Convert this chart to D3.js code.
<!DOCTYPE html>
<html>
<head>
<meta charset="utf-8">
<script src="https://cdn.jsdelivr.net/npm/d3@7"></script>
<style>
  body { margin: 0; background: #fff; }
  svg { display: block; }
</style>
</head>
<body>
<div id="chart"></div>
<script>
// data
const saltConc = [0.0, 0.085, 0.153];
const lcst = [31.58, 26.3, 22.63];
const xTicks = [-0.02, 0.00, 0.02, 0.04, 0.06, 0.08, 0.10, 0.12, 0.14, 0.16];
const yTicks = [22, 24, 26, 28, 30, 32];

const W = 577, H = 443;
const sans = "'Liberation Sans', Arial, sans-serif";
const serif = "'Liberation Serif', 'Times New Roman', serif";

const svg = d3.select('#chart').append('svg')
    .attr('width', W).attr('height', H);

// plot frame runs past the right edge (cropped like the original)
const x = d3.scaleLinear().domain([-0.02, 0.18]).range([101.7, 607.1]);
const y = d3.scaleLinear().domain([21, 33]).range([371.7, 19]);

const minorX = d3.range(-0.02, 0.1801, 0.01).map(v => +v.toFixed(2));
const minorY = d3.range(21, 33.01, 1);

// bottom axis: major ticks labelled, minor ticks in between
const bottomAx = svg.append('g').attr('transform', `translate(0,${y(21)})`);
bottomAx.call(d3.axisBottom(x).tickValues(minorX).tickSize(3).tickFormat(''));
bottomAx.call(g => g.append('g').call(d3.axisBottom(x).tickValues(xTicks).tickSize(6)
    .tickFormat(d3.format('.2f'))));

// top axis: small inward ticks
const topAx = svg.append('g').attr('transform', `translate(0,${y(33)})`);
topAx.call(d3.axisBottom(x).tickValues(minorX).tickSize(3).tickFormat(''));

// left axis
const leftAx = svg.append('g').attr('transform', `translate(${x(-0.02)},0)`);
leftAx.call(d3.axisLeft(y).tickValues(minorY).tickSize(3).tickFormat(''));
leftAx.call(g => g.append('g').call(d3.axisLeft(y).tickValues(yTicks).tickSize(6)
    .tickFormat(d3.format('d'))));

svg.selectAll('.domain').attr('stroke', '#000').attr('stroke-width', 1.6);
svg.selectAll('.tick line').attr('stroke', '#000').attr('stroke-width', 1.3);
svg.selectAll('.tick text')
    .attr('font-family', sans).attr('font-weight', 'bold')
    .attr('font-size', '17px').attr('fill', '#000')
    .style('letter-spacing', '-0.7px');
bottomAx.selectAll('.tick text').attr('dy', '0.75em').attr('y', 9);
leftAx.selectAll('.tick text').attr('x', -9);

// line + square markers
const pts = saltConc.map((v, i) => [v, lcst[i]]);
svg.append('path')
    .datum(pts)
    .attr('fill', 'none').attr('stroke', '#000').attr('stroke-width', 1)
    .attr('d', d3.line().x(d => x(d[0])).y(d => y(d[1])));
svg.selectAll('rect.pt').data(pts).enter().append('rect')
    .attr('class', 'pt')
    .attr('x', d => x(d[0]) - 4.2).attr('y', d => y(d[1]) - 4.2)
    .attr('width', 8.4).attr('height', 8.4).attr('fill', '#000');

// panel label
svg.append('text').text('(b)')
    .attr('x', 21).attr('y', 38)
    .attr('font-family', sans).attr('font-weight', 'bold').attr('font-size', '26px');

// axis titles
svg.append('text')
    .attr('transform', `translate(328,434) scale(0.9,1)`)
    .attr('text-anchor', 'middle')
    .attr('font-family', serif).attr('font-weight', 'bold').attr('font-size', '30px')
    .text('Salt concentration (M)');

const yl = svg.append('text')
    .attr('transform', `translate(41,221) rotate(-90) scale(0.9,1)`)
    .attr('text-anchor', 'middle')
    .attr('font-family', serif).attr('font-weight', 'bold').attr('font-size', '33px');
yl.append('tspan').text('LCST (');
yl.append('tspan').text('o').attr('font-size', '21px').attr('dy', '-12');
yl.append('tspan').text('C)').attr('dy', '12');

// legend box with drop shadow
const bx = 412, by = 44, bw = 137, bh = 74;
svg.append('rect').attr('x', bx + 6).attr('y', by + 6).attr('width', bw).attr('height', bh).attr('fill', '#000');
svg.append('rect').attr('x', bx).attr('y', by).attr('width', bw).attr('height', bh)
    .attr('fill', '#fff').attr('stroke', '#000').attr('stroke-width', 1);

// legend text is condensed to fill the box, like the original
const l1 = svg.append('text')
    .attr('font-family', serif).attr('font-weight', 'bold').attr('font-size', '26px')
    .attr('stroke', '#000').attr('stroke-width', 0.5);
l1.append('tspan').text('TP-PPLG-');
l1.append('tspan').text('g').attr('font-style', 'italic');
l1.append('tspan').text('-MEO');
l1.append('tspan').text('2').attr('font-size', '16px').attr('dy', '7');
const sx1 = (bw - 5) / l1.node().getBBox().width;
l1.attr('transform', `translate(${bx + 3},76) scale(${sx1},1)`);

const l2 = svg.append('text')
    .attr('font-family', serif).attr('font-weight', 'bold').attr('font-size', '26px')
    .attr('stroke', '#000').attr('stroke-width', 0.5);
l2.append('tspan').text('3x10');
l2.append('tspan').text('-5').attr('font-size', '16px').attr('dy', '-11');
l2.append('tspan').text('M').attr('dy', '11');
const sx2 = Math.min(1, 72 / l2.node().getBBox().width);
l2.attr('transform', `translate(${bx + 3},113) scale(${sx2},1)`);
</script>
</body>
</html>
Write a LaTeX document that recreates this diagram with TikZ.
────────────────────
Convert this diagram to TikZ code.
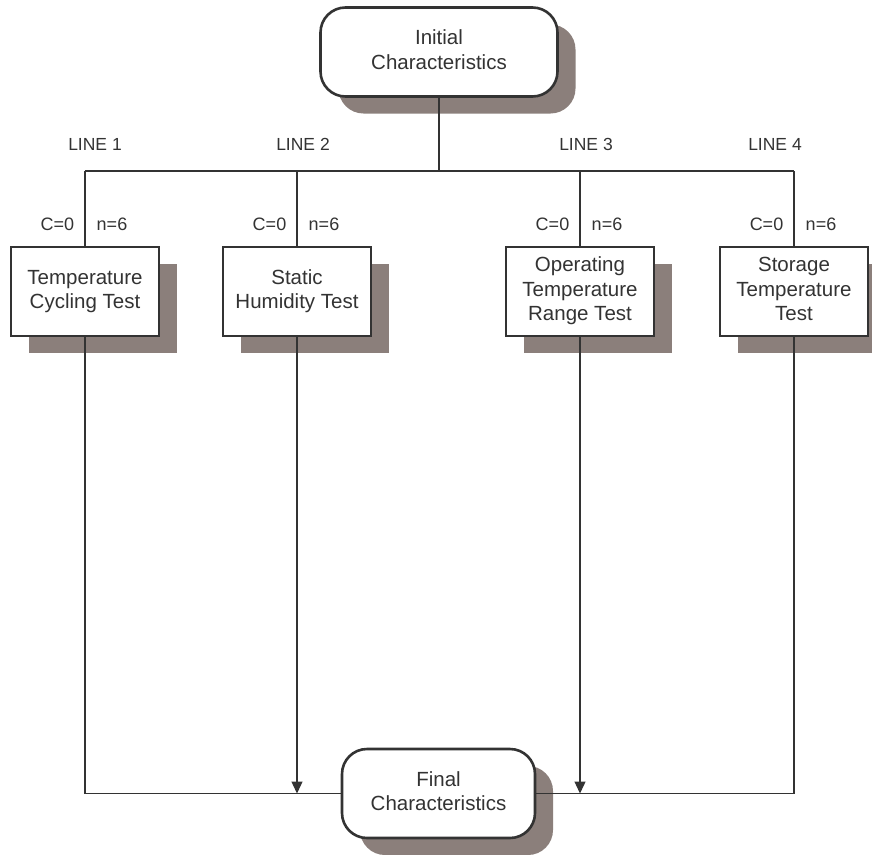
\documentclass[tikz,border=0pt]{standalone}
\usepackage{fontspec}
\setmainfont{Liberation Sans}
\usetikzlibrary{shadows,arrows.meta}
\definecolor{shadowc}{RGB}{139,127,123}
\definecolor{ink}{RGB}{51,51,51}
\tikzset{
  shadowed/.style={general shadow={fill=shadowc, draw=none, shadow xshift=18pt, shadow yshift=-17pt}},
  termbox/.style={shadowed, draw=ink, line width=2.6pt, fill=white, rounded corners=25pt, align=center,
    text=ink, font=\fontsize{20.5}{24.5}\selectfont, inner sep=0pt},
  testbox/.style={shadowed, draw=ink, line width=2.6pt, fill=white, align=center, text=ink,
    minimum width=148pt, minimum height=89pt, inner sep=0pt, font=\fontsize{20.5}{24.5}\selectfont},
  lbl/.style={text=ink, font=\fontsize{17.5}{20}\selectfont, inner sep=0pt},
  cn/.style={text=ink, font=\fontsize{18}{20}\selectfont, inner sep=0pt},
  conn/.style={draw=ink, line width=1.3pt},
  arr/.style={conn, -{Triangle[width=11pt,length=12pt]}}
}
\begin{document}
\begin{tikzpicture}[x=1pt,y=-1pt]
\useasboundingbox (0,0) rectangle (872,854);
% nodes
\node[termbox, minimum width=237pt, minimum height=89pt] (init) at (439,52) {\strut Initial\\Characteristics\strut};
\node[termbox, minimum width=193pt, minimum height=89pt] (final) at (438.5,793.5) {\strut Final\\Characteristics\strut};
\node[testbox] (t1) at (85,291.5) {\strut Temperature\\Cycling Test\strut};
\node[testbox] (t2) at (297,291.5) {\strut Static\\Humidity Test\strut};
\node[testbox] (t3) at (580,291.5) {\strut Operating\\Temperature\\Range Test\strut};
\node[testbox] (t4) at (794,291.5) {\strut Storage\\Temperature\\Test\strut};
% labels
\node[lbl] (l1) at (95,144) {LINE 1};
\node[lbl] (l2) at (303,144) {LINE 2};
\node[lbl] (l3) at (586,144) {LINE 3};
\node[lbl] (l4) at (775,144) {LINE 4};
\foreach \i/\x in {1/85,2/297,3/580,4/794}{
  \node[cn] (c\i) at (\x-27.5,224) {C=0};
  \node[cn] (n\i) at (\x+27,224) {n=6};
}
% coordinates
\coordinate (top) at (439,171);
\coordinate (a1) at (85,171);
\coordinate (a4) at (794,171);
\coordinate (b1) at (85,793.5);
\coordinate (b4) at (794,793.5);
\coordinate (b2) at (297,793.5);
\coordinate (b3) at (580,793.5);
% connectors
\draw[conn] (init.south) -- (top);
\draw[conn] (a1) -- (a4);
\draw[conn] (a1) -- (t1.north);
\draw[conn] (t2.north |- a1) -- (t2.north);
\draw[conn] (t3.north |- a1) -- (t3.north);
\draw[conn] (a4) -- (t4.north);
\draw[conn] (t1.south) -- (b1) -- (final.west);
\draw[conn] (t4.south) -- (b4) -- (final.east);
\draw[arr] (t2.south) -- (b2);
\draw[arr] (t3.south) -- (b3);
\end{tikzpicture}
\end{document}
────────────────────
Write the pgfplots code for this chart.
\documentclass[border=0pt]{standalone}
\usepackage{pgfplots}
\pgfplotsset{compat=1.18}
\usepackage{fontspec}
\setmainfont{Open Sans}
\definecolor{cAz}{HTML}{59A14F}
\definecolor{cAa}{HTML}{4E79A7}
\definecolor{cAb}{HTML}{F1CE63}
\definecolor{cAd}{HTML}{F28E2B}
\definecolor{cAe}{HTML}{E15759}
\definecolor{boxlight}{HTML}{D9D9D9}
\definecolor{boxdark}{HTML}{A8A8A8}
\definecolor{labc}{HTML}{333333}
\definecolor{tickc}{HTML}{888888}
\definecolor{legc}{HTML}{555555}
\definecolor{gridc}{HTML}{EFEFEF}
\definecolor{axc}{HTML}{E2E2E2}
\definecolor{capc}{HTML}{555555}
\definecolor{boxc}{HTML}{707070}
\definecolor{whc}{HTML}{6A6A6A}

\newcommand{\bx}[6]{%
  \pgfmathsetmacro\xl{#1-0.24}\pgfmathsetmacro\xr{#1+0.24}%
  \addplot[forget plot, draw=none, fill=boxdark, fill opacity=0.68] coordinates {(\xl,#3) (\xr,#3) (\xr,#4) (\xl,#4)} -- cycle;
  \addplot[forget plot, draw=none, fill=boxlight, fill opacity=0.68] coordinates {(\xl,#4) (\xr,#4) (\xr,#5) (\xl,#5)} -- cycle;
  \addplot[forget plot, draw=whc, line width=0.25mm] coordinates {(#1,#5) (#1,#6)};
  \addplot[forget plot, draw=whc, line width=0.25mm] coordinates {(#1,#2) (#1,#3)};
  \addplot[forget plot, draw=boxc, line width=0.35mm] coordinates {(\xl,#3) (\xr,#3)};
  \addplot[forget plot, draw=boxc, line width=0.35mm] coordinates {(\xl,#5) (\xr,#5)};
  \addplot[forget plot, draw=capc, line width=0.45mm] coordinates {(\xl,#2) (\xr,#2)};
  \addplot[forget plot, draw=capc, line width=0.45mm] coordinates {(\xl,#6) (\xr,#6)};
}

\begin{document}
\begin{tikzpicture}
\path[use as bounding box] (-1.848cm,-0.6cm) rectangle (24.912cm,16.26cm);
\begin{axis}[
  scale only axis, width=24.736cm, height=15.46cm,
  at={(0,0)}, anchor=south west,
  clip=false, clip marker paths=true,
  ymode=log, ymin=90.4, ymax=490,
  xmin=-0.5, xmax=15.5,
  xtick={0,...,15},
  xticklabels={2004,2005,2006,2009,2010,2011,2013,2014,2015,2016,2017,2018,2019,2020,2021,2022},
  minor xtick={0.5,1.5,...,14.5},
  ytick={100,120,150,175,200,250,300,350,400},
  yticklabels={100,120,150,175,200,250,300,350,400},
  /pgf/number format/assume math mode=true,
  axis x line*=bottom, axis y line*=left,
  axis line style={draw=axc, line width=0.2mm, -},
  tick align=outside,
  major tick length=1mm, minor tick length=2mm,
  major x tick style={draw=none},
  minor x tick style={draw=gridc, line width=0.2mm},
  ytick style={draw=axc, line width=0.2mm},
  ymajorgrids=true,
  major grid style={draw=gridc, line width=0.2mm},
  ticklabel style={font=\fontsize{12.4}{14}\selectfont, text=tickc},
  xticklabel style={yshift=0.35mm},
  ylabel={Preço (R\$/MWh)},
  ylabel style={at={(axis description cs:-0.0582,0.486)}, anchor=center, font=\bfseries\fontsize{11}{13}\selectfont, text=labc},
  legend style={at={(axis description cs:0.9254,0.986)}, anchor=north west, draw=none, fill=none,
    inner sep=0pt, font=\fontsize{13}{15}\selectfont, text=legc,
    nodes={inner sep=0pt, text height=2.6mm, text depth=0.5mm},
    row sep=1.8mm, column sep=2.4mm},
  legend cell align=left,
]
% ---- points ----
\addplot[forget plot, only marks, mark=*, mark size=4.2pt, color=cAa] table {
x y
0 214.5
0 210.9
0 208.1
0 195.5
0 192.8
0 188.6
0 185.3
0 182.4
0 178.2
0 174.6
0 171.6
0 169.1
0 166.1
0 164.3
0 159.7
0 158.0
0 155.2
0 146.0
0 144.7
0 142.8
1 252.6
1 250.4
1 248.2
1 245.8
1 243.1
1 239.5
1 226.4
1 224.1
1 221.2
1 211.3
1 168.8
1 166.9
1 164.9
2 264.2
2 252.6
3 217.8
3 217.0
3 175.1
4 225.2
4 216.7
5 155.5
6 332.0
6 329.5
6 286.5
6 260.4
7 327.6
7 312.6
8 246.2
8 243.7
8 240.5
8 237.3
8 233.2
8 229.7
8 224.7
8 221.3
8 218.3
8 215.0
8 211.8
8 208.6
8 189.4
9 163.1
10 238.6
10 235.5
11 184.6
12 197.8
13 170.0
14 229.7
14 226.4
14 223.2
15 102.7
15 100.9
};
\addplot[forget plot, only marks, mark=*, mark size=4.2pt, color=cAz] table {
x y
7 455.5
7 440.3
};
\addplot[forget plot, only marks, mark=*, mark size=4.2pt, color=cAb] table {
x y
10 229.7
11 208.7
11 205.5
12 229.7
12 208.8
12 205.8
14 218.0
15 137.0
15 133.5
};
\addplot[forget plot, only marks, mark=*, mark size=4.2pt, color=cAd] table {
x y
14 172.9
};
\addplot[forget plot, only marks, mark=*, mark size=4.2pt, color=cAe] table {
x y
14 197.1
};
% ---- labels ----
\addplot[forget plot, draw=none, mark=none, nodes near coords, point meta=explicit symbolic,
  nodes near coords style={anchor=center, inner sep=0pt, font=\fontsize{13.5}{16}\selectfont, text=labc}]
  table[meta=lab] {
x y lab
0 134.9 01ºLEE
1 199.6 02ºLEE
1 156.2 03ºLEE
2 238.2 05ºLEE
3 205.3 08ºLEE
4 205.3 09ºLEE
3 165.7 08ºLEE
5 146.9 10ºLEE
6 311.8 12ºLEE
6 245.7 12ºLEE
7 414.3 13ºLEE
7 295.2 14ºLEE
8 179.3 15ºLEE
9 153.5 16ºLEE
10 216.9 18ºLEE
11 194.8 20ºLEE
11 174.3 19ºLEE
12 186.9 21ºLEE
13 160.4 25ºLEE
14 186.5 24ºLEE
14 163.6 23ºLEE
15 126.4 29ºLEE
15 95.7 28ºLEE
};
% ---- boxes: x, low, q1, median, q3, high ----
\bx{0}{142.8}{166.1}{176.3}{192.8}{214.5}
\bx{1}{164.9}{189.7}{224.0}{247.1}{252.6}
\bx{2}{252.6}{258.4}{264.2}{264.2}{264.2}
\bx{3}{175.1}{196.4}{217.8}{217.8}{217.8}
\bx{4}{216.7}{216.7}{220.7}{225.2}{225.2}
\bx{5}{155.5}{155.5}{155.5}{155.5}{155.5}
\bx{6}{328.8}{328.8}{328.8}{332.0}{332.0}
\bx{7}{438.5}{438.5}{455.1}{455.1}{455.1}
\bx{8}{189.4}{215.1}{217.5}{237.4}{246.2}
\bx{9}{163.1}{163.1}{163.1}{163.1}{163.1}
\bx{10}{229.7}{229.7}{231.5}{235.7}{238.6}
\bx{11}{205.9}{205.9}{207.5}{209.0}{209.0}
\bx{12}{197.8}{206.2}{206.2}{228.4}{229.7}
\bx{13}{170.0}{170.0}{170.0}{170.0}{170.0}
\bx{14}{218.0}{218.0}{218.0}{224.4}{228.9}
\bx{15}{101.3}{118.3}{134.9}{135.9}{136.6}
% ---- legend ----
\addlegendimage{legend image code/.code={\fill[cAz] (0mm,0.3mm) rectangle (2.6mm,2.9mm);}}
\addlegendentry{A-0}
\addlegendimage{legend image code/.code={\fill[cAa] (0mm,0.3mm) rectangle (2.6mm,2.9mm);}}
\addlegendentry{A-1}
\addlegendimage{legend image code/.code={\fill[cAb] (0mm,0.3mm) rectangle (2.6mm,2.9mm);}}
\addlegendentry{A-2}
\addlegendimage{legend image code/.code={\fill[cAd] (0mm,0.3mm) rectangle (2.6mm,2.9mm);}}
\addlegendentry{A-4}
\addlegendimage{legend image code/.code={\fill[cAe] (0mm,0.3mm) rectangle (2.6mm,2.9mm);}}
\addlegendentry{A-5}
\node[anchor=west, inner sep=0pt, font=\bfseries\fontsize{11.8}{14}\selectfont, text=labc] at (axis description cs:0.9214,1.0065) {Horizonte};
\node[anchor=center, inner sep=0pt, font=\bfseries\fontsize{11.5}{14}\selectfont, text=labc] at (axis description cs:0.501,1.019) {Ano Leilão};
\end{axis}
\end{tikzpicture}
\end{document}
────────────────────
The lines to return run from the one containing "Convert this chart to D3.js code." down to the one containing "leftAx.selectAll('.tick text').attr('x', -9);"; give them exactly, both included, and no others.

Convert this chart to D3.js code.
<!DOCTYPE html>
<html>
<head>
<meta charset="utf-8">
<script src="https://cdn.jsdelivr.net/npm/d3@7"></script>
<style>
  body { margin: 0; background: #fff; }
  svg { display: block; }
</style>
</head>
<body>
<div id="chart"></div>
<script>
// data
const saltConc = [0.0, 0.085, 0.153];
const lcst = [31.58, 26.3, 22.63];
const xTicks = [-0.02, 0.00, 0.02, 0.04, 0.06, 0.08, 0.10, 0.12, 0.14, 0.16];
const yTicks = [22, 24, 26, 28, 30, 32];

const W = 577, H = 443;
const sans = "'Liberation Sans', Arial, sans-serif";
const serif = "'Liberation Serif', 'Times New Roman', serif";

const svg = d3.select('#chart').append('svg')
    .attr('width', W).attr('height', H);

// plot frame runs past the right edge (cropped like the original)
const x = d3.scaleLinear().domain([-0.02, 0.18]).range([101.7, 607.1]);
const y = d3.scaleLinear().domain([21, 33]).range([371.7, 19]);

const minorX = d3.range(-0.02, 0.1801, 0.01).map(v => +v.toFixed(2));
const minorY = d3.range(21, 33.01, 1);

// bottom axis: major ticks labelled, minor ticks in between
const bottomAx = svg.append('g').attr('transform', `translate(0,${y(21)})`);
bottomAx.call(d3.axisBottom(x).tickValues(minorX).tickSize(3).tickFormat(''));
bottomAx.call(g => g.append('g').call(d3.axisBottom(x).tickValues(xTicks).tickSize(6)
    .tickFormat(d3.format('.2f'))));

// top axis: small inward ticks
const topAx = svg.append('g').attr('transform', `translate(0,${y(33)})`);
topAx.call(d3.axisBottom(x).tickValues(minorX).tickSize(3).tickFormat(''));

// left axis
const leftAx = svg.append('g').attr('transform', `translate(${x(-0.02)},0)`);
leftAx.call(d3.axisLeft(y).tickValues(minorY).tickSize(3).tickFormat(''));
leftAx.call(g => g.append('g').call(d3.axisLeft(y).tickValues(yTicks).tickSize(6)
    .tickFormat(d3.format('d'))));

svg.selectAll('.domain').attr('stroke', '#000').attr('stroke-width', 1.6);
svg.selectAll('.tick line').attr('stroke', '#000').attr('stroke-width', 1.3);
svg.selectAll('.tick text')
    .attr('font-family', sans).attr('font-weight', 'bold')
    .attr('font-size', '17px').attr('fill', '#000')
    .style('letter-spacing', '-0.7px');
bottomAx.selectAll('.tick text').attr('dy', '0.75em').attr('y', 9);
leftAx.selectAll('.tick text').attr('x', -9);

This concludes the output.